Produce an exact transcription of the listing below, omitting the pictures.

═════ SOURCE DATA ═════

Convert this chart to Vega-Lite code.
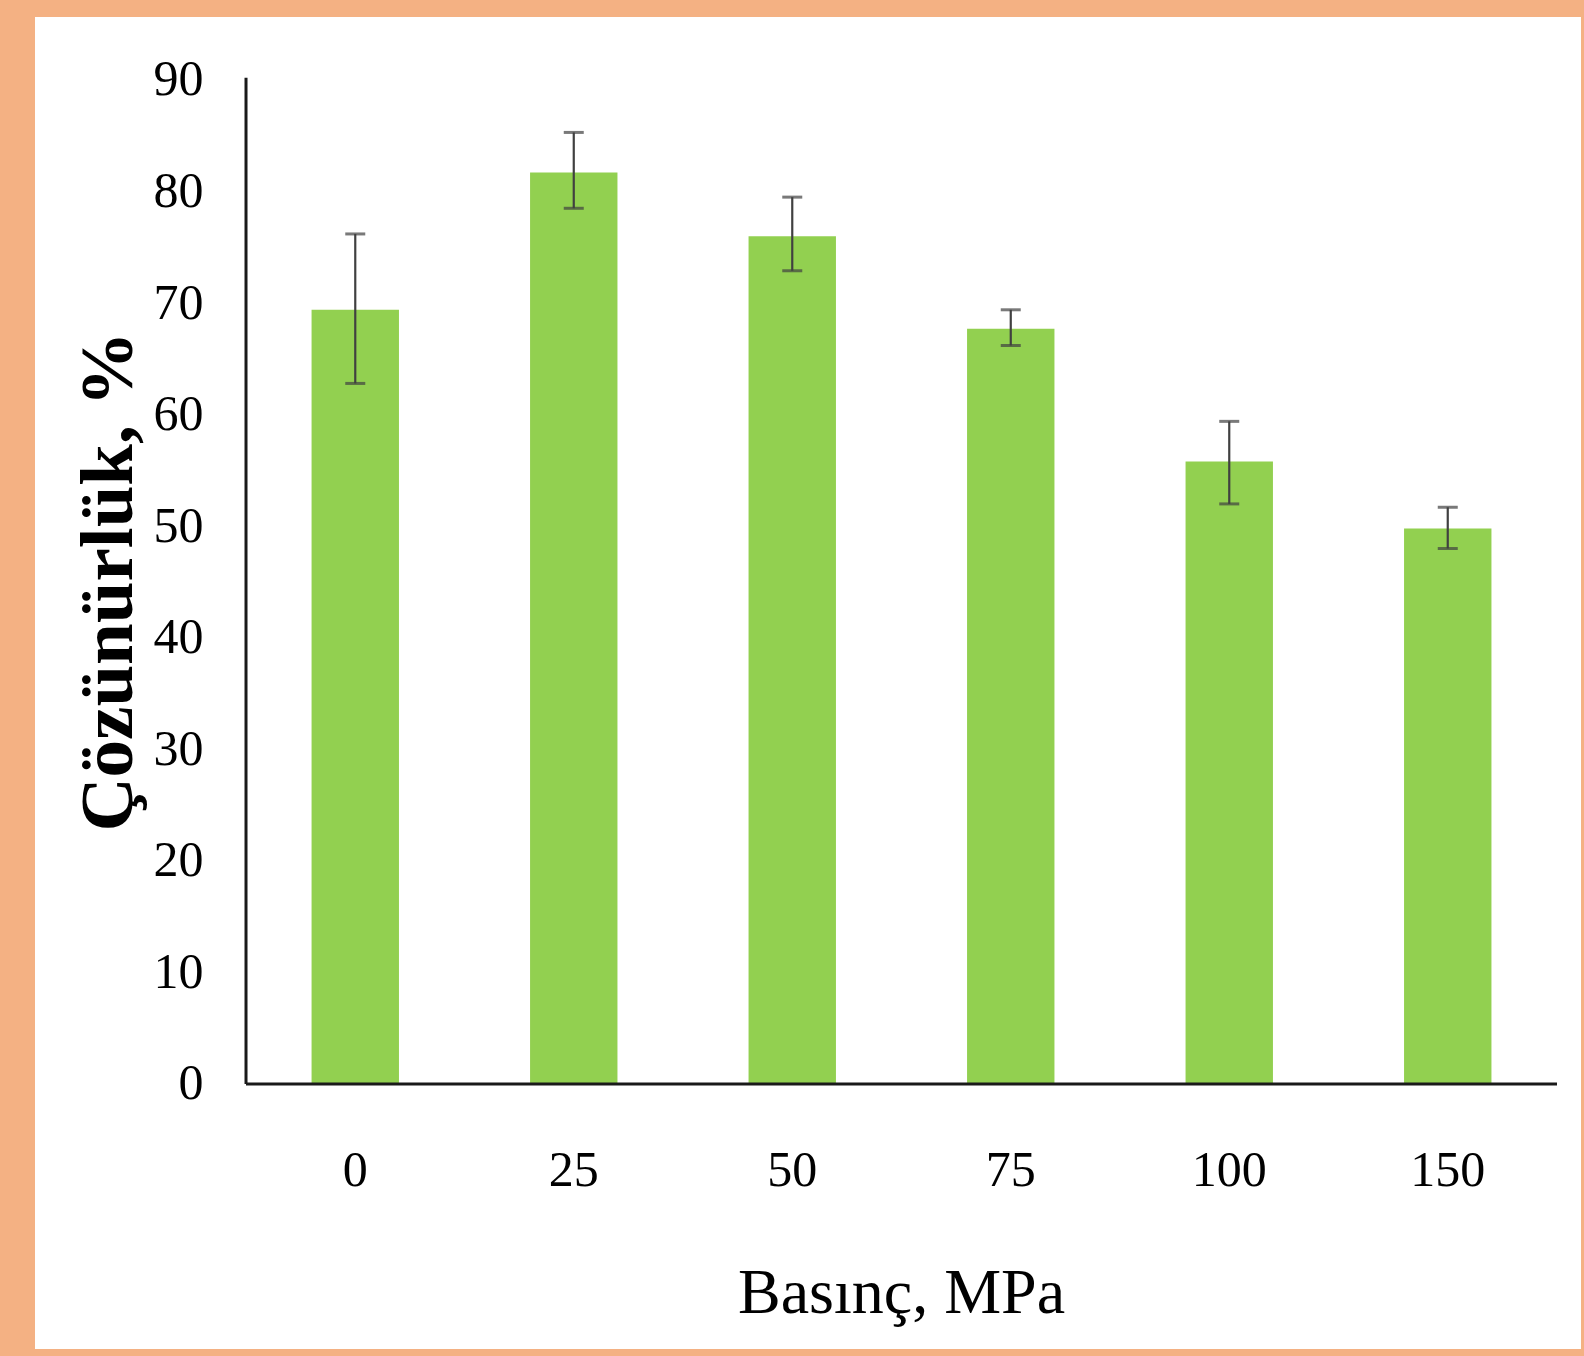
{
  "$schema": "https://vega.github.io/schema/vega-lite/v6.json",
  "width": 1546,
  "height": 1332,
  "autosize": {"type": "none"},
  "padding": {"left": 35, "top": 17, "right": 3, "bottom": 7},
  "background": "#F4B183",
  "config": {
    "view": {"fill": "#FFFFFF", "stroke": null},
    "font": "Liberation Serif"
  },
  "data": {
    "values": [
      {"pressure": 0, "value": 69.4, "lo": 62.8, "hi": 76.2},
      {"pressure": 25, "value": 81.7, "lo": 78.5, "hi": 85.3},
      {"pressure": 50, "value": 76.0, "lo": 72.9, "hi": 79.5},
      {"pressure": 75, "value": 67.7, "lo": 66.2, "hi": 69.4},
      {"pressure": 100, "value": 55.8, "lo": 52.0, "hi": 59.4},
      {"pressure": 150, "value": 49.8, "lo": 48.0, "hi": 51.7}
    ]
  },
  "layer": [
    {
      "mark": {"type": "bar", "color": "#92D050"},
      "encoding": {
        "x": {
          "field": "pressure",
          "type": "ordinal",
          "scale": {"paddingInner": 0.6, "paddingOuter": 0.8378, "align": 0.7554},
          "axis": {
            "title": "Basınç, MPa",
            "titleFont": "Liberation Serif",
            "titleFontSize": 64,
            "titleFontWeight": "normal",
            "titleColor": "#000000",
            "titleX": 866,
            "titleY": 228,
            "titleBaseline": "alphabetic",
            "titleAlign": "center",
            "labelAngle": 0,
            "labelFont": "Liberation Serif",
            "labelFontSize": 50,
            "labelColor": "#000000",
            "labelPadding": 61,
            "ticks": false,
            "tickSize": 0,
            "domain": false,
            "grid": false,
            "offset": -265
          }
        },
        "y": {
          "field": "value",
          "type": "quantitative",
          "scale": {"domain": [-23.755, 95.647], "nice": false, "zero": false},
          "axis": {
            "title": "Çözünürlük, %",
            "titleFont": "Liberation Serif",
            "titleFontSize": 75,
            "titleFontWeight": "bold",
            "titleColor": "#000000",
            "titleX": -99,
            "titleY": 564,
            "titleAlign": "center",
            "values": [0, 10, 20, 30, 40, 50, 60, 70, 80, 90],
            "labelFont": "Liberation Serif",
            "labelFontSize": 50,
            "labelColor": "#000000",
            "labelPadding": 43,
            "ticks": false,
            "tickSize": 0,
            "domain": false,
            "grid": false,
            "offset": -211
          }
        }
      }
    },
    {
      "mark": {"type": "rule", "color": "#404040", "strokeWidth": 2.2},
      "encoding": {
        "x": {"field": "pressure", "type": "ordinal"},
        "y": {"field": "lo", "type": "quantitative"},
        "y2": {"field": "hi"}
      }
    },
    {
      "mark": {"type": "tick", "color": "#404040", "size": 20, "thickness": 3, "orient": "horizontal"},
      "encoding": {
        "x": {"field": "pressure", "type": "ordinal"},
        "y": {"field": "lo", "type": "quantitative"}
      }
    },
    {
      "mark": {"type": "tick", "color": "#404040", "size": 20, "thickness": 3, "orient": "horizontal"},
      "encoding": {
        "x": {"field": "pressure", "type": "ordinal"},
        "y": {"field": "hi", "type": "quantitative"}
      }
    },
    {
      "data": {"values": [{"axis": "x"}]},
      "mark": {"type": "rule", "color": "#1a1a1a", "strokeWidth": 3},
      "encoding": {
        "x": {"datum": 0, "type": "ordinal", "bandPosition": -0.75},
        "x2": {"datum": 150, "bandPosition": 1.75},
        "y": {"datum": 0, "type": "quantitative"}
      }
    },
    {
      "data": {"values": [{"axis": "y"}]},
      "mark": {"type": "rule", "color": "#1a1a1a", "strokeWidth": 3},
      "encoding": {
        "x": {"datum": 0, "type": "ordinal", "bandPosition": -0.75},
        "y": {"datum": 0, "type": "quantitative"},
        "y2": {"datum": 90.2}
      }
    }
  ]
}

═════

TASK RESULT
Convert this chart to Vega-Lite code.
{
  "$schema": "https://vega.github.io/schema/vega-lite/v6.json",
  "width": 1546,
  "height": 1332,
  "autosize": {"type": "none"},
  "padding": {"left": 35, "top": 17, "right": 3, "bottom": 7},
  "background": "#F4B183",
  "config": {
    "view": {"fill": "#FFFFFF", "stroke": null},
    "font": "Liberation Serif"
  },
  "data": {
    "values": [
      {"pressure": 0, "value": 69.4, "lo": 62.8, "hi": 76.2},
      {"pressure": 25, "value": 81.7, "lo": 78.5, "hi": 85.3},
      {"pressure": 50, "value": 76.0, "lo": 72.9, "hi": 79.5},
      {"pressure": 75, "value": 67.7, "lo": 66.2, "hi": 69.4},
      {"pressure": 100, "value": 55.8, "lo": 52.0, "hi": 59.4},
      {"pressure": 150, "value": 49.8, "lo": 48.0, "hi": 51.7}
    ]
  },
  "layer": [
    {
      "mark": {"type": "bar", "color": "#92D050"},
      "encoding": {
        "x": {
          "field": "pressure",
          "type": "ordinal",
          "scale": {"paddingInner": 0.6, "paddingOuter": 0.8378, "align": 0.7554},
          "axis": {
            "title": "Basınç, MPa",
            "titleFont": "Liberation Serif",
            "titleFontSize": 64,
            "titleFontWeight": "normal",
            "titleColor": "#000000",
            "titleX": 866,
            "titleY": 228,
            "titleBaseline": "alphabetic",
            "titleAlign": "center",
            "labelAngle": 0,
            "labelFont": "Liberation Serif",
            "labelFontSize": 50,
            "labelColor": "#000000",
            "labelPadding": 61,
            "ticks": false,
            "tickSize": 0,
            "domain": false,
            "grid": false,
            "offset": -265
          }
        },
        "y": {
          "field": "value",
          "type": "quantitative",
          "scale": {"domain": [-23.755, 95.647], "nice": false, "zero": false},
          "axis": {
            "title": "Çözünürlük, %",
            "titleFont": "Liberation Serif",
            "titleFontSize": 75,
            "titleFontWeight": "bold",
            "titleColor": "#000000",
            "titleX": -99,
            "titleY": 564,
            "titleAlign": "center",
            "values": [0, 10, 20, 30, 40, 50, 60, 70, 80, 90],
            "labelFont": "Liberation Serif",
            "labelFontSize": 50,
            "labelColor": "#000000",
            "labelPadding": 43,
            "ticks": false,
            "tickSize": 0,
            "domain": false,
            "grid": false,
            "offset": -211
          }
        }
      }
    },
    {
      "mark": {"type": "rule", "color": "#404040", "strokeWidth": 2.2},
      "encoding": {
        "x": {"field": "pressure", "type": "ordinal"},
        "y": {"field": "lo", "type": "quantitative"},
        "y2": {"field": "hi"}
      }
    },
    {
      "mark": {"type": "tick", "color": "#404040", "size": 20, "thickness": 3, "orient": "horizontal"},
      "encoding": {
        "x": {"field": "pressure", "type": "ordinal"},
        "y": {"field": "lo", "type": "quantitative"}
      }
    },
    {
      "mark": {"type": "tick", "color": "#404040", "size": 20, "thickness": 3, "orient": "horizontal"},
      "encoding": {
        "x": {"field": "pressure", "type": "ordinal"},
        "y": {"field": "hi", "type": "quantitative"}
      }
    },
    {
      "data": {"values": [{"axis": "x"}]},
      "mark": {"type": "rule", "color": "#1a1a1a", "strokeWidth": 3},
      "encoding": {
        "x": {"datum": 0, "type": "ordinal", "bandPosition": -0.75},
        "x2": {"datum": 150, "bandPosition": 1.75},
        "y": {"datum": 0, "type": "quantitative"}
      }
    },
    {
      "data": {"values": [{"axis": "y"}]},
      "mark": {"type": "rule", "color": "#1a1a1a", "strokeWidth": 3},
      "encoding": {
        "x": {"datum": 0, "type": "ordinal", "bandPosition": -0.75},
        "y": {"datum": 0, "type": "quantitative"},
        "y2": {"datum": 90.2}
      }
    }
  ]
}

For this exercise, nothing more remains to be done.